Question

Given, ${C_2}{H_5}Br\xrightarrow{{KCN}}\left( A \right)\xrightarrow[{Hydrolysis}]{{HCl}}\left( B \right)$ the compound (B) in the reaction is:

Answer 1

Alkyl bromides on treatment with potassium cyanide, the bromide ion is replaced by cyanide, as cyanide is more electron withdrawing group. Further treatment with hydrogen chloride and hydrolysis, the alkyl cyanides undergo hydrolysis to form carboxylic acids.

Complete answer:
Given a molecule is ethyl bromide, the alkyl group is attached to the electronegative atom i.e.., bromine atom and the alkyl group is ethyl group.
When this ethyl bromide is treated with potassium cyanide, the bromide ion in the alkyl bromide is replaced by a cyanide ion, leading to the formation of ethyl cyanide.
Further, ethyl cyanide on treatment with hydrogen chloride and hydrolysis, the cyanide group undergoes hydrolysis to form carboxylic acids.
Thus, ethyl cyanide forms propanoic acid.
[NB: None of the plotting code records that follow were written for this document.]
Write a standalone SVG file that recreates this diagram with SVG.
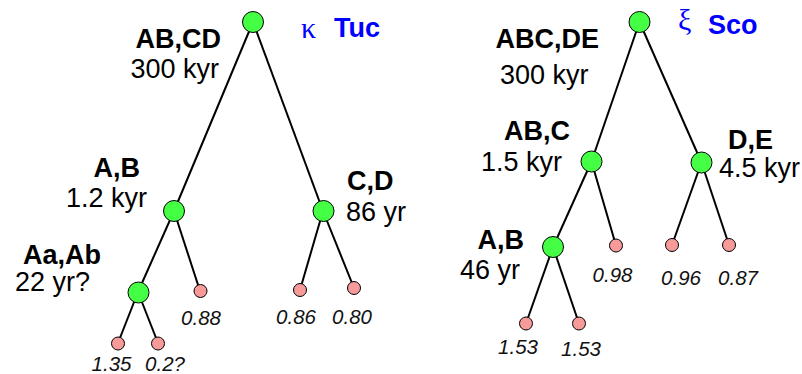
<svg xmlns="http://www.w3.org/2000/svg" width="802" height="374" viewBox="0 0 802 374">
<style>
.edge{stroke:#000;stroke-width:2;fill:none}
.n{fill:#44ff44;stroke:#000;stroke-width:1}
.leaf{fill:#f79a9a;stroke:#000;stroke-width:1}
.b{font-family:"Liberation Sans",Arial,sans-serif;font-weight:bold;font-size:27px;fill:#000}
.r{font-family:"Liberation Sans",Arial,sans-serif;font-size:27px;fill:#000}
.i{font-family:"Liberation Sans",Arial,sans-serif;font-style:italic;font-size:20.5px;fill:#111;text-anchor:middle}
.t{font-family:"Liberation Sans",Arial,sans-serif;font-weight:bold;font-size:27px;fill:#0000ff}
.g{font-family:"Liberation Serif","DejaVu Serif",serif;font-size:30px;fill:#0000ff}
</style>
<rect width="802" height="374" fill="#fff"/>
<g id="connectors">
<line class="edge" x1="253" y1="22" x2="174" y2="211"/>
<line class="edge" x1="253" y1="22" x2="323" y2="211"/>
<line class="edge" x1="174" y1="211" x2="138" y2="292"/>
<line class="edge" x1="174" y1="211" x2="200" y2="291"/>
<line class="edge" x1="138" y1="292" x2="118" y2="343"/>
<line class="edge" x1="138" y1="292" x2="158" y2="343"/>
<line class="edge" x1="323" y1="211" x2="300" y2="290"/>
<line class="edge" x1="323" y1="211" x2="354" y2="288"/>
<line class="edge" x1="639.5" y1="22" x2="591.5" y2="161.5"/>
<line class="edge" x1="639.5" y1="22" x2="701.5" y2="162.5"/>
<line class="edge" x1="591.5" y1="161.5" x2="553" y2="247"/>
<line class="edge" x1="591.5" y1="161.5" x2="616" y2="245.5"/>
<line class="edge" x1="701.5" y1="162.5" x2="672" y2="245"/>
<line class="edge" x1="701.5" y1="162.5" x2="729" y2="245"/>
<line class="edge" x1="553" y1="247" x2="526" y2="323.5"/>
<line class="edge" x1="553" y1="247" x2="579" y2="323.5"/>
</g>
<g id="title-kTuc"><text class="g" x="301" y="38">κ</text><text class="t" x="334" y="37">Tuc</text></g>
<g id="title-xSco"><text class="g" x="678" y="30">ξ</text><text class="t" x="708" y="34">Sco</text></g>
<g id="kTuc-ABCD"><circle class="n" cx="253" cy="22" r="10.5"/><text class="b" x="221" y="48" text-anchor="end">AB,CD</text><text class="r" x="219" y="78" text-anchor="end">300 kyr</text></g>
<g id="kTuc-AB"><circle class="n" cx="174" cy="211" r="10.5"/><text class="b" x="140" y="177" text-anchor="end">A,B</text><text class="r" x="147" y="207" text-anchor="end">1.2 kyr</text></g>
<g id="kTuc-CD"><circle class="n" cx="323.5" cy="211" r="10.5"/><text class="b" x="347" y="190">C,D</text><text class="r" x="346" y="221">86 yr</text></g>
<g id="kTuc-AaAb"><circle class="n" cx="138.5" cy="292.5" r="10.5"/><text class="b" x="23" y="264">Aa,Ab</text><text class="r" x="15" y="291">22 yr?</text></g>
<g id="kTuc-Aa"><circle class="leaf" cx="118" cy="343.5" r="6.5"/><text class="i" x="111.5" y="371">1.35</text></g>
<g id="kTuc-Ab"><circle class="leaf" cx="158" cy="343.5" r="6.5"/><text class="i" x="165" y="371">0.2?</text></g>
<g id="kTuc-B"><circle class="leaf" cx="200.5" cy="291" r="6.5"/><text class="i" x="201" y="325">0.88</text></g>
<g id="kTuc-C"><circle class="leaf" cx="300" cy="290" r="6.5"/><text class="i" x="296" y="324">0.86</text></g>
<g id="kTuc-D"><circle class="leaf" cx="354" cy="288" r="6.5"/><text class="i" x="352" y="324">0.80</text></g>
<g id="xSco-ABCDE"><circle class="n" cx="639.5" cy="22" r="10.5"/><text class="b" x="599" y="48" text-anchor="end">ABC,DE</text><text class="r" x="500" y="84">300 kyr</text></g>
<g id="xSco-ABC"><circle class="n" cx="591.5" cy="161.5" r="10.5"/><text class="b" x="570" y="140" text-anchor="end">AB,C</text><text class="r" x="562" y="171" text-anchor="end">1.5 kyr</text></g>
<g id="xSco-DE"><circle class="n" cx="701.5" cy="162.5" r="10.5"/><text class="b" x="728" y="149">D,E</text><text class="r" x="719" y="177">4.5 kyr</text></g>
<g id="xSco-AB"><circle class="n" cx="553" cy="247" r="10.5"/><text class="b" x="524" y="249" text-anchor="end">A,B</text><text class="r" x="520" y="279" text-anchor="end">46 yr</text></g>
<g id="xSco-A"><circle class="leaf" cx="526" cy="323.5" r="6.5"/><text class="i" x="518" y="354">1.53</text></g>
<g id="xSco-B"><circle class="leaf" cx="579" cy="323.5" r="6.5"/><text class="i" x="581" y="356">1.53</text></g>
<g id="xSco-C"><circle class="leaf" cx="616" cy="245.5" r="6.5"/><text class="i" x="612.5" y="282">0.98</text></g>
<g id="xSco-D"><circle class="leaf" cx="672" cy="245" r="6.5"/><text class="i" x="681" y="285">0.96</text></g>
<g id="xSco-E"><circle class="leaf" cx="729" cy="245" r="6.5"/><text class="i" x="738" y="285">0.87</text></g>
</svg>
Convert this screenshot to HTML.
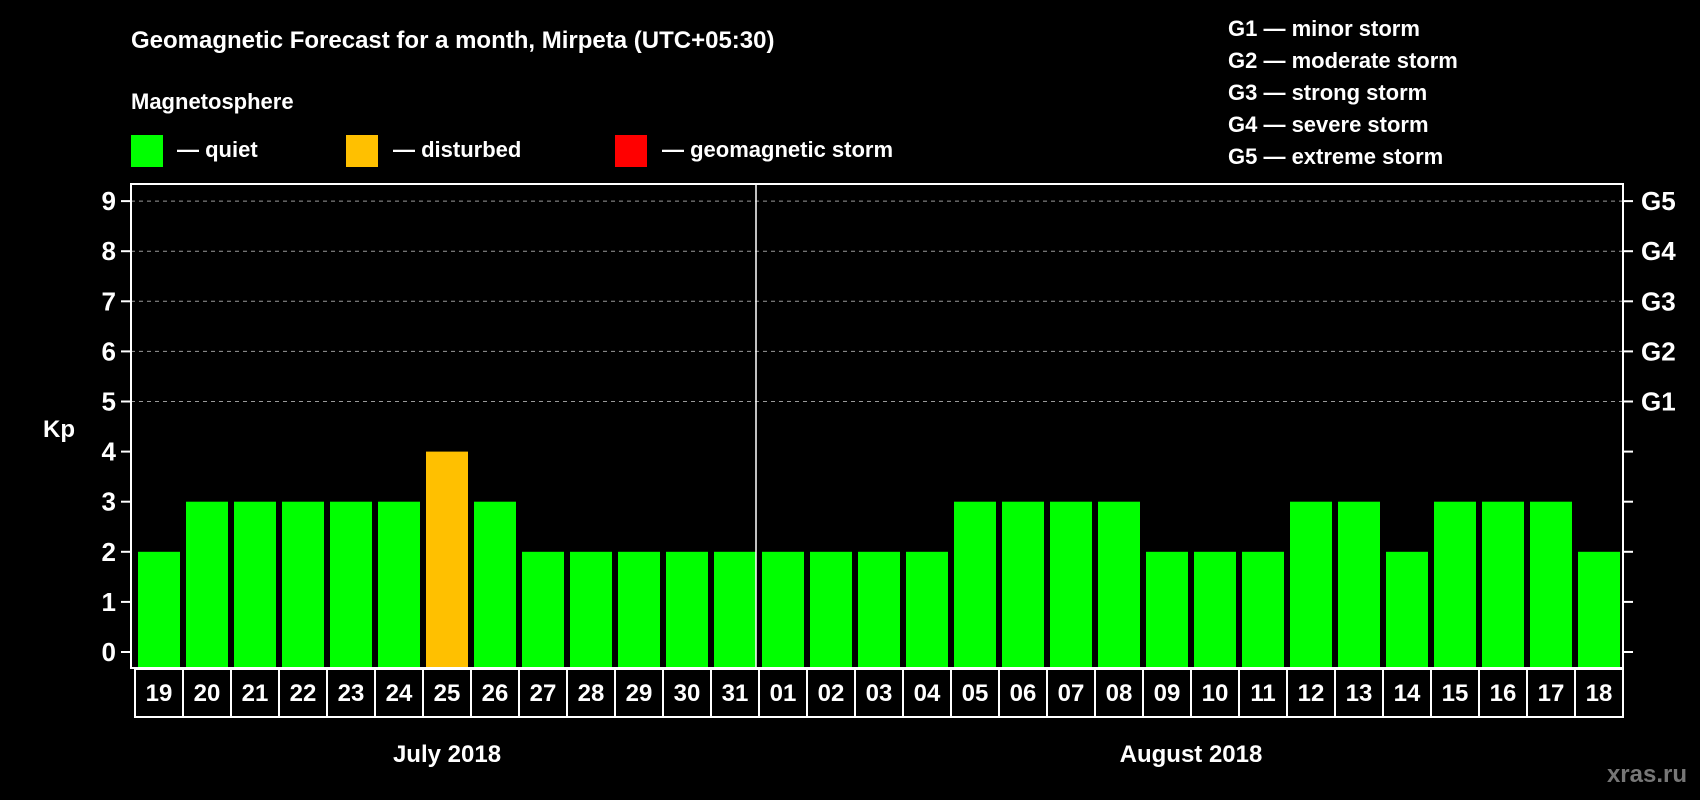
<!DOCTYPE html>
<html><head><meta charset="utf-8"><style>
body{margin:0;background:#000;}
svg{display:block;font-family:"Liberation Sans",Arial,sans-serif;font-weight:bold;}
</style></head><body>
<svg width="1700" height="800" viewBox="0 0 1700 800">
<rect width="1700" height="800" fill="#000"/>
<text x="131" y="48" fill="#fff" font-size="24">Geomagnetic Forecast for a month, Mirpeta (UTC+05:30)</text>
<text x="131" y="109" fill="#fff" font-size="22">Magnetosphere</text>
<g><rect x="131" y="135" width="32" height="32" fill="#00ff00"/><text x="177" y="157" fill="#fff" font-size="22">— quiet</text></g>
<g><rect x="346" y="135" width="32" height="32" fill="#ffc000"/><text x="393" y="157" fill="#fff" font-size="22">— disturbed</text></g>
<g><rect x="615" y="135" width="32" height="32" fill="#ff0000"/><text x="662" y="157" fill="#fff" font-size="22">— geomagnetic storm</text></g>
<g fill="#fff" font-size="22">
<text x="1228" y="36">G1 — minor storm</text>
<text x="1228" y="68">G2 — moderate storm</text>
<text x="1228" y="100">G3 — strong storm</text>
<text x="1228" y="132">G4 — severe storm</text>
<text x="1228" y="164">G5 — extreme storm</text>
</g>
<text x="43" y="437" fill="#fff" font-size="24">Kp</text>
<text x="1687" y="782" fill="#777" font-size="24" text-anchor="end">xras.ru</text>
<g id="grid"></g><g id="bars"></g><g id="axes"></g>
</svg>
<script>
const days=["19","20","21","22","23","24","25","26","27","28","29","30","31","01","02","03","04","05","06","07","08","09","10","11","12","13","14","15","16","17","18"];
const kp=[2,3,3,3,3,3,4,3,2,2,2,2,2,2,2,2,2,3,3,3,3,2,2,2,3,3,2,3,3,3,2];
const yTicks=[0,1,2,3,4,5,6,7,8,9];
const gLabels=["G1","G2","G3","G4","G5"];
const gLevels=[5,6,7,8,9];
const months=["July 2018","August 2018"];
const NS="http://www.w3.org/2000/svg";
const L=131,R=1623,T=184,B=668,Y0=652,UNIT=50.1,PITCH=48,X0=135;
const y=v=>Y0-v*UNIT;
const x=i=>X0+i*PITCH;
function mk(tag,attrs,parent,text){const e=document.createElementNS(NS,tag);for(const k in attrs)e.setAttribute(k,attrs[k]);if(text!==undefined)e.textContent=text;parent.appendChild(e);return e;}
const grid=document.getElementById('grid'),bars=document.getElementById('bars'),axes=document.getElementById('axes');
gLevels.forEach((v,i)=>{
 const g=mk('line',{x1:L,x2:R,y1:y(v),y2:y(v),stroke:'#999','stroke-dasharray':'4,4','stroke-width':1},grid);
 
 
});
kp.forEach((v,i)=>{
 const c=v>=5?'#ff0000':(v>=4?'#ffc000':'#00ff00');
 const b=mk('rect',{x:x(i)+3,y:y(v),width:42,height:Y0-y(v)+16,fill:c},bars);
 
 
});
const frame=mk('rect',{x:L,y:T,width:R-L,height:B-T,fill:'none',stroke:'#fff','stroke-width':2},axes);


const sepIdx=days.indexOf("01");
const sep=mk('line',{x1:x(sepIdx)-3,x2:x(sepIdx)-3,y1:T,y2:B,stroke:'#fff','stroke-width':1.5},axes);


yTicks.forEach(v=>{
 const t=mk('line',{x1:L-10,x2:L,y1:y(v),y2:y(v),stroke:'#fff','stroke-width':2},axes);
 
 
 const t2=mk('line',{x1:R,x2:R+10,y1:y(v),y2:y(v),stroke:'#fff','stroke-width':2},axes);
 
 
 const l=mk('text',{x:116,y:y(v)+9,fill:'#fff','font-size':26,'text-anchor':'end'},axes,String(v));
 
 
});
gLabels.forEach((g,i)=>{
 const l=mk('text',{x:1641,y:y(gLevels[i])+9,fill:'#fff','font-size':26},axes,g);
 
 
});
days.forEach((d,i)=>{
 const r=mk('rect',{x:x(i),y:669,width:PITCH,height:48,fill:'#000',stroke:'#fff','stroke-width':2},axes);
 
 
 const t=mk('text',{x:x(i)+PITCH/2,y:701,fill:'#fff','font-size':24,'text-anchor':'middle'},axes,d);
 
 
});
const mc=[(x(0)+x(sepIdx))/2,(x(sepIdx)+x(days.length))/2];
months.forEach((m,i)=>{
 const t=mk('text',{x:mc[i],y:762,fill:'#fff','font-size':24,'text-anchor':'middle'},axes,m);
 
 
});
</script>
</body></html>
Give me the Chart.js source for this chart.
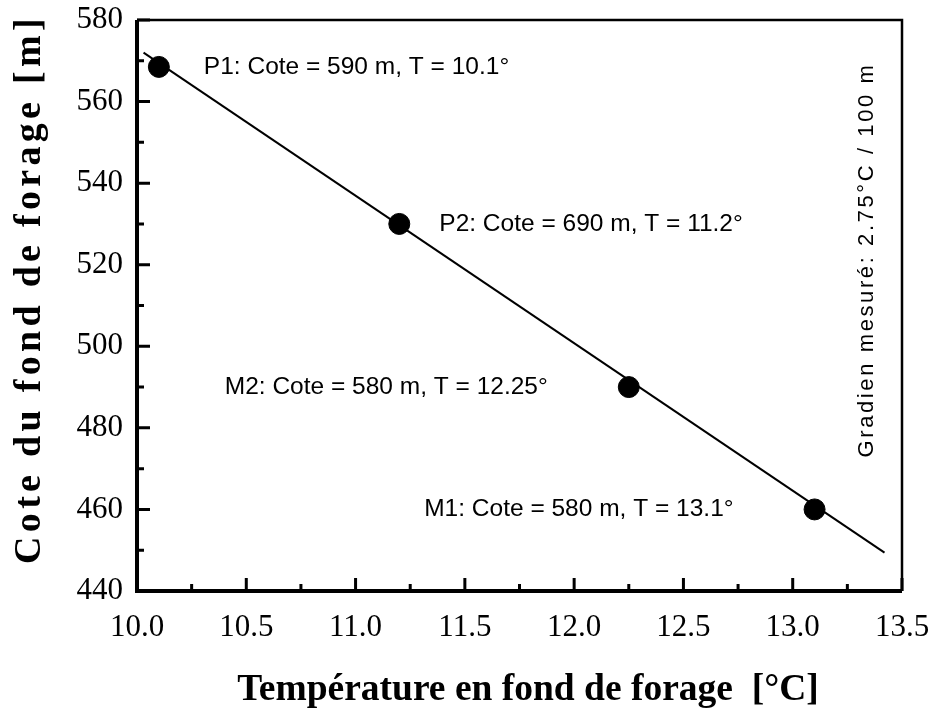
<!DOCTYPE html>
<html lang="fr">
<head>
<meta charset="utf-8">
<title>Gradient géothermique</title>
<script src="https://cdn.jsdelivr.net/npm/chart.js@4.4.1/dist/chart.umd.min.js"></script>
<style>
  html, body { margin: 0; padding: 0; background: #fff; }
  canvas { display: block; }
</style>
</head>
<body>
<canvas id="chart" width="934" height="709"></canvas>
<script>
// ============================================================
// Température vs cote du fond de forage
// ============================================================

// --- Data ---
const pointTemps = [10.1, 11.2, 12.25, 13.1];
const pointCotes = [568.5, 530, 490, 460];
const pointLabels = [
  'P1: Cote = 590 m, T = 10.1°',
  'P2: Cote = 690 m, T = 11.2°',
  'M2: Cote = 580 m, T = 12.25°',
  'M1: Cote = 580 m, T = 13.1°'
];
const fitTemps = [10.03, 13.42];
const fitCotes = [572, 449.4];

const xMinorTicks = [10.25, 10.75, 11.25, 11.75, 12.25, 12.75, 13.25];
const yMinorTicks = [450, 470, 490, 510, 530, 550, 570];
const gradientText = 'Gradien mesuré: 2.75°C / 100 m';
const xTitle = 'Température en fond de forage  [°C]';
const yTitle = 'Cote du fond de forage [m]';

// --- Layout (labels placed left or right of their point) ---
const labelSide = ['right', 'right', 'left', 'left'];
const labelGap = [45, 40, 81, 81];

const SERIF = "'Liberation Serif', 'Times New Roman', serif";
const SANS = "'Liberation Sans', Arial, sans-serif";

// --- Frame, inward ticks and texts ---
const decorPlugin = {
  id: 'decor',
  afterDraw(chart) {
    const { ctx, chartArea: a, scales: { x, y } } = chart;
    ctx.save();
    ctx.strokeStyle = '#000';
    ctx.lineCap = 'butt';

    // frame
    ctx.lineWidth = 2.5;
    ctx.beginPath();
    ctx.moveTo(a.left, a.top); ctx.lineTo(a.right, a.top); ctx.lineTo(a.right, a.bottom);
    ctx.stroke();
    ctx.lineWidth = 4;
    ctx.beginPath();
    ctx.moveTo(a.left, a.top); ctx.lineTo(a.left, a.bottom); ctx.lineTo(a.right, a.bottom);
    ctx.stroke();

    // ticks
    ctx.lineWidth = 3;
    ctx.beginPath();
    x.ticks.forEach(t => {
      const px = x.getPixelForValue(t.value);
      ctx.moveTo(px, a.bottom); ctx.lineTo(px, a.bottom - 13);
    });
    xMinorTicks.forEach(v => {
      const px = x.getPixelForValue(v);
      ctx.moveTo(px, a.bottom); ctx.lineTo(px, a.bottom - 7);
    });
    y.ticks.forEach(t => {
      const py = y.getPixelForValue(t.value);
      ctx.moveTo(a.left, py); ctx.lineTo(a.left + 13, py);
    });
    yMinorTicks.forEach(v => {
      const py = y.getPixelForValue(v);
      ctx.moveTo(a.left, py); ctx.lineTo(a.left + 7, py);
    });
    ctx.stroke();

    // point labels
    ctx.fillStyle = '#000';
    ctx.font = `24.5px ${SANS}`;
    ctx.textBaseline = 'middle';
    pointLabels.forEach((txt, i) => {
      const px = x.getPixelForValue(pointTemps[i]);
      const py = y.getPixelForValue(pointCotes[i]);
      if (labelSide[i] === 'right') {
        ctx.textAlign = 'left';
        ctx.fillText(txt, px + labelGap[i], py);
      } else {
        ctx.textAlign = 'right';
        ctx.fillText(txt, px - labelGap[i], py);
      }
    });

    // gradient note (rotated, right side)
    ctx.save();
    ctx.translate(867, 260);
    ctx.rotate(-Math.PI / 2);
    ctx.textAlign = 'center';
    ctx.font = `22px ${SANS}`;
    ctx.letterSpacing = '2.6px';
    ctx.fillText(gradientText, 0, 0);
    ctx.restore();

    // axis titles
    ctx.font = `bold 37.5px ${SERIF}`;
    ctx.textAlign = 'center';
    ctx.fillText(xTitle, 528, 690);

    ctx.save();
    ctx.translate(30, 289);
    ctx.rotate(-Math.PI / 2);
    ctx.font = `bold 38px ${SERIF}`;
    ctx.letterSpacing = '4.3px';
    ctx.fillText(yTitle, 0, 0);
    ctx.restore();

    ctx.restore();
  }
};

const tickFont = { family: SERIF, size: 31 };

// drop label overflow so the plot box sits where layout.padding says
function noOverflow(s) {
  s.paddingTop = 0; s.paddingBottom = 0; s.paddingLeft = 0; s.paddingRight = 0;
}

new Chart(document.getElementById('chart'), {
  type: 'scatter',
  data: {
    datasets: [
      {
        type: 'line',
        data: fitTemps.map((t, i) => ({ x: t, y: fitCotes[i] })),
        borderColor: '#000',
        borderWidth: 2,
        pointRadius: 0,
        fill: false
      },
      {
        data: pointTemps.map((t, i) => ({ x: t, y: pointCotes[i] })),
        backgroundColor: '#000',
        borderColor: '#000',
        pointRadius: 10.5,
        pointHoverRadius: 10.5
      }
    ]
  },
  options: {
    responsive: false,
    animation: false,
    devicePixelRatio: 1,
    layout: { padding: { left: 0, right: 32, top: 20, bottom: 0 } },
    plugins: {
      legend: { display: false },
      tooltip: { enabled: false }
    },
    scales: {
      x: {
        type: 'linear',
        min: 10,
        max: 13.5,
        afterFit: (s) => { s.height = 118; noOverflow(s); },
        grid: { display: false, drawTicks: false },
        border: { display: false },
        ticks: {
          stepSize: 0.5,
          padding: 18,
          color: '#000',
          font: tickFont,
          maxRotation: 0,
          callback: (v) => v.toFixed(1)
        }
      },
      y: {
        type: 'linear',
        min: 440,
        max: 580,
        afterFit: (s) => { s.width = 137; noOverflow(s); },
        grid: { display: false, drawTicks: false },
        border: { display: false },
        ticks: {
          stepSize: 20,
          padding: 14,
          color: '#000',
          font: tickFont
        }
      }
    }
  },
  plugins: [decorPlugin]
});
</script>
</body>
</html>
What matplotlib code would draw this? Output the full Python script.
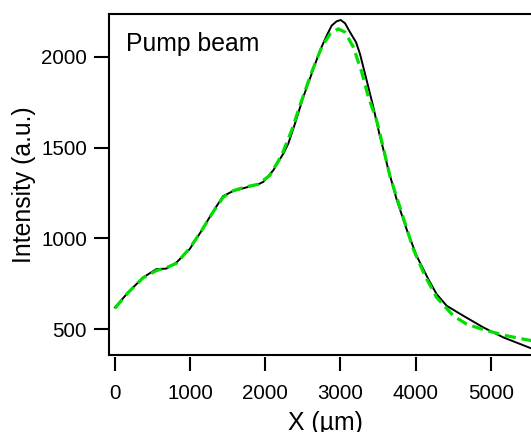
import matplotlib
matplotlib.use('Agg')
import matplotlib.pyplot as plt

# measured beam profile (black)
x_data = [0, 173, 373, 550, 683, 816, 993, 1149, 1282, 1437, 1570, 1726, 1903,
          1974, 2107, 2240, 2306, 2395, 2506, 2617, 2728, 2817, 2883, 2950,
          3003, 3061, 3127, 3207, 3260, 3349, 3437, 3517, 3571, 3637, 3748,
          3881, 4014, 4169, 4280, 4414, 4635, 4901, 5167, 5536, 5700]
y_data = [619, 701, 784, 830, 833, 866, 940, 1040, 1132, 1232, 1260, 1278, 1297,
          1311, 1375, 1467, 1522, 1632, 1779, 1907, 2035, 2117, 2172, 2196,
          2203, 2185, 2136, 2081, 2016, 1870, 1724, 1577, 1489, 1379, 1214,
          1049, 903, 775, 692, 628, 573, 509, 454, 394, 372]

# fit (green dashed)
x_fit = [0, 173, 373, 550, 683, 816, 993, 1149, 1282, 1437, 1570, 1726, 1907,
         2063, 2218, 2351, 2484, 2617, 2750, 2861, 2972, 3061, 3172, 3283,
         3371, 3482, 3570, 3659, 3815, 3970, 4125, 4280, 4502, 4680, 4946,
         5212, 5478, 5700]
y_fit = [615, 700, 782, 822, 838, 862, 945, 1040, 1130, 1225, 1262, 1282, 1298,
         1348, 1458, 1595, 1760, 1916, 2053, 2126, 2154, 2136, 2053, 1916,
         1779, 1650, 1500, 1342, 1141, 940, 793, 674, 573, 527, 491,
         463, 441, 425]

x_ticks = [0, 1000, 2000, 3000, 4000, 5000]
y_ticks = [500, 1000, 1500, 2000]

plt.rcParams['font.family'] = ['Liberation Sans', 'DejaVu Sans']

W, H = 531, 432
fig = plt.figure(figsize=(W / 100, H / 100), dpi=100)
left, right, top, bottom = 109, 540, 14, 355
ax = fig.add_axes([left / W, 1 - bottom / H, (right - left) / W, (bottom - top) / H])

ax.plot(x_data, y_data, color='black', lw=1.4)
ax.plot(x_fit, y_fit, color='#00e000', lw=2.3, ls=(0, (3.5, 1.8)))

# 0 sits at 115 px, 75.15 px per 1000
ax.set_xlim((left - 115) / 0.07515, (right - 115) / 0.07515)
ax.set_ylim(357, 2236)
ax.set_xticks(x_ticks)
ax.set_yticks(y_ticks)

for s in ax.spines.values():
    s.set_linewidth(1.5)
# bottom axis sits just below the frame
ax.spines['bottom'].set_position(('outward', 1.5))
ax.spines['bottom'].set_visible(False)
ax.plot([0, 1], [0, 0], transform=ax.transAxes, color='black', lw=1.5,
        clip_on=False, solid_capstyle='projecting')

ax.tick_params(axis='x', direction='out', length=10, width=1.5, pad=9.5, labelsize=14.8)
ax.tick_params(axis='y', direction='out', length=10.8, width=1.5, pad=5, labelsize=14.8)

ax.set_xlabel('X (µm)', fontsize=17.8)
ax.set_ylabel('Intensity (a.u.)', fontsize=17.8)
ax.xaxis.set_label_coords((325 - left) / (right - left), (bottom - 411) / (bottom - top))
ax.yaxis.set_label_coords((36 - left) / (right - left), 0.5)

fig.text(126 / W, 1 - 50.7 / H, 'Pump beam', fontsize=17.8, va='baseline', ha='left')

fig.savefig('out.png', dpi=100)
Generally, alkyl cyanides or nitriles upon hydrolysis form carboxylic acids.
Thus, the compound A is ethyl cyanide and the compound B is propanoic acid.
The carboxylic acid with three carbons can be named as propanoic acid. Thus, the compound B in the reaction is propionic acid.
${C_2}{H_5}Br\xrightarrow{{KCN}}{C_2}{H_5}CN\xrightarrow[{Hydrolysis}]{{HCl}}{C_2}{H_5}COOH$
Propionic acid has the molecular formula of ${C_2}{H_5}COOH$, as it is an acid the root word for the three carbon atoms is prop and the suffix of the acid functional group must be -oic acid. Thus, the product can be named as propionic acid.

Note:
The alkyl halides are the compounds consisting of alkyl part and halogen atom, the halogen atom may be substituted by other groups like bromine can be replaced by cyanide group. Cyanide are also known as nitriles, upon hydrolysis forms carboxylic acids as the products.